### Goal of the exercise
Every line holding the string "this" should be gathered.

### Entries with chart source code
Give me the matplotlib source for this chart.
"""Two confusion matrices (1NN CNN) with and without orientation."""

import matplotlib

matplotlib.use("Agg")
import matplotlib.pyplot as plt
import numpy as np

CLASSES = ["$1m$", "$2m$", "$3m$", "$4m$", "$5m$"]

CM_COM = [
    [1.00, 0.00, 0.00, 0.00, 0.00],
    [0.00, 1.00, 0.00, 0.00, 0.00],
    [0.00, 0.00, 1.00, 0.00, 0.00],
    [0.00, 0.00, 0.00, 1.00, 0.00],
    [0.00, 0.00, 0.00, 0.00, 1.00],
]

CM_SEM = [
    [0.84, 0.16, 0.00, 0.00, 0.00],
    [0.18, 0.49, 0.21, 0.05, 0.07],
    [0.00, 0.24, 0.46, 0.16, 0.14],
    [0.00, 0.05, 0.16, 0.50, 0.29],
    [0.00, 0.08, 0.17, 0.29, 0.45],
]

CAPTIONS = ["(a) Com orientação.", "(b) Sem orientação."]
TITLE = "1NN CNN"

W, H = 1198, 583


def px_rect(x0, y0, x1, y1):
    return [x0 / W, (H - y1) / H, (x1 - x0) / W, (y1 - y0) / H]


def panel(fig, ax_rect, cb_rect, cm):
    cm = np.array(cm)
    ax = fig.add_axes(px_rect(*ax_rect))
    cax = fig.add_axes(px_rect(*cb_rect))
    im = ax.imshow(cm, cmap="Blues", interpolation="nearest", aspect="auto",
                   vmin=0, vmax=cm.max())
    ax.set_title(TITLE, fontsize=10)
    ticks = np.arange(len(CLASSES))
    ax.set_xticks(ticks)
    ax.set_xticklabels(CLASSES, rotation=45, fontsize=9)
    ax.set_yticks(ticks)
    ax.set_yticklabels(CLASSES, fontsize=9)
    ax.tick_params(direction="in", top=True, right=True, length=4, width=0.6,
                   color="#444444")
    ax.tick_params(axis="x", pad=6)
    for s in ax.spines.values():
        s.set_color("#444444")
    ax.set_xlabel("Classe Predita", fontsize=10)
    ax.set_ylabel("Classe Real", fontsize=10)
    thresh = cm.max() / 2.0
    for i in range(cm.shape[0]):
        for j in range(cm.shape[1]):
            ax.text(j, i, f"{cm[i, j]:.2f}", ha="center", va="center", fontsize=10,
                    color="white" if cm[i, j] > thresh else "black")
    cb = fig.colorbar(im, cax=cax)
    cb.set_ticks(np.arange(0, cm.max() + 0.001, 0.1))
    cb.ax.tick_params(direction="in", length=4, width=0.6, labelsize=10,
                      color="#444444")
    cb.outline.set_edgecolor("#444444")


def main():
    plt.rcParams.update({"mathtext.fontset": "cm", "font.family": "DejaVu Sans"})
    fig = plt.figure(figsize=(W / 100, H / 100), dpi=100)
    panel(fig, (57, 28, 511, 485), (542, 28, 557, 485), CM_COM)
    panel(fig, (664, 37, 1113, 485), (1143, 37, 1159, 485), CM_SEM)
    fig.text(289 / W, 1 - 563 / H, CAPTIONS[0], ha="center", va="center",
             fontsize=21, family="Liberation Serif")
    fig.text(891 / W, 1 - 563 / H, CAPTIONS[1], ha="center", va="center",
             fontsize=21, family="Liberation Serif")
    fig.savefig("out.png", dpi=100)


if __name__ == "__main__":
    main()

--

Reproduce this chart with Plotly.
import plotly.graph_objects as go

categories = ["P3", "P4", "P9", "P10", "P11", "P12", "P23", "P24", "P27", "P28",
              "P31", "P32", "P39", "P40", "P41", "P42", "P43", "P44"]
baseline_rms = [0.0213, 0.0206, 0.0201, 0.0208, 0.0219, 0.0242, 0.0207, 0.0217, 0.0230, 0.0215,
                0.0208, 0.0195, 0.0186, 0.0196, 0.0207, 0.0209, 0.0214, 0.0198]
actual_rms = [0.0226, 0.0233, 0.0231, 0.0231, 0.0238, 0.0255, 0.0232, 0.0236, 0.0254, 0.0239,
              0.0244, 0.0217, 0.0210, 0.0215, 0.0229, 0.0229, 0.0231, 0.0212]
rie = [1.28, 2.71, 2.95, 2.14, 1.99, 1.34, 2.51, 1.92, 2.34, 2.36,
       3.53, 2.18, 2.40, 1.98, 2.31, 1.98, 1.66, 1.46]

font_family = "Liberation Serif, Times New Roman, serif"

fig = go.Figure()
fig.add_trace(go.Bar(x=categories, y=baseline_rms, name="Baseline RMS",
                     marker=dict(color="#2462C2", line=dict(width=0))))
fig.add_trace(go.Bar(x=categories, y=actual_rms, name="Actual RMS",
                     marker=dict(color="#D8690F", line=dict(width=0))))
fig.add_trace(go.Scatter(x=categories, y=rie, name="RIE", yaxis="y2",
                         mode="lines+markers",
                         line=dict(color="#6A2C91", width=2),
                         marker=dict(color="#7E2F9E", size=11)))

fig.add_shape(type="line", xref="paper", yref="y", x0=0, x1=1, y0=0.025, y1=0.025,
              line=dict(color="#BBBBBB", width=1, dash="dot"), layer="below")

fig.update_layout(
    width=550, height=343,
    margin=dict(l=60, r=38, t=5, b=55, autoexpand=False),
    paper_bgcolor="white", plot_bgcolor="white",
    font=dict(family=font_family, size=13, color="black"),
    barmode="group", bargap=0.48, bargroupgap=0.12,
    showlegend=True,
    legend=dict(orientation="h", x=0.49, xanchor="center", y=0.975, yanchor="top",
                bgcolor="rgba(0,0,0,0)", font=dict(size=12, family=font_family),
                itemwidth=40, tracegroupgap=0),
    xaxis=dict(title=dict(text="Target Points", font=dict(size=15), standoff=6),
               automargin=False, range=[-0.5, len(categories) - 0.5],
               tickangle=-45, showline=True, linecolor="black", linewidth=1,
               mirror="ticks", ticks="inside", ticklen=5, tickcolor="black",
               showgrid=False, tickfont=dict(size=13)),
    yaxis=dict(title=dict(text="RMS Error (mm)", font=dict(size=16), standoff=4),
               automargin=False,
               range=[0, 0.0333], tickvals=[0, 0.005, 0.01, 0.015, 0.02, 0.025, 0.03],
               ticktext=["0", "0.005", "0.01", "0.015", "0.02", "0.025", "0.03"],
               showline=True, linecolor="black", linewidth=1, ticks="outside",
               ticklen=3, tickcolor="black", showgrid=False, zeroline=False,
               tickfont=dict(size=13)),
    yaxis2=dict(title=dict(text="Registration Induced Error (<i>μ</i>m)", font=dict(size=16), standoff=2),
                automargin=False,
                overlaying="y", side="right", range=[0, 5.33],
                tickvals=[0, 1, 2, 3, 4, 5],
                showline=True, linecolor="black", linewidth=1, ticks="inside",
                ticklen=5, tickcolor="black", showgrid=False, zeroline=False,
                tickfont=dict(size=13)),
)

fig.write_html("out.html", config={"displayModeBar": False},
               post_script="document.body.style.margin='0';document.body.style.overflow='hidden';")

### Finished task
Give me the matplotlib source for this chart.
Reproduce this chart with Plotly.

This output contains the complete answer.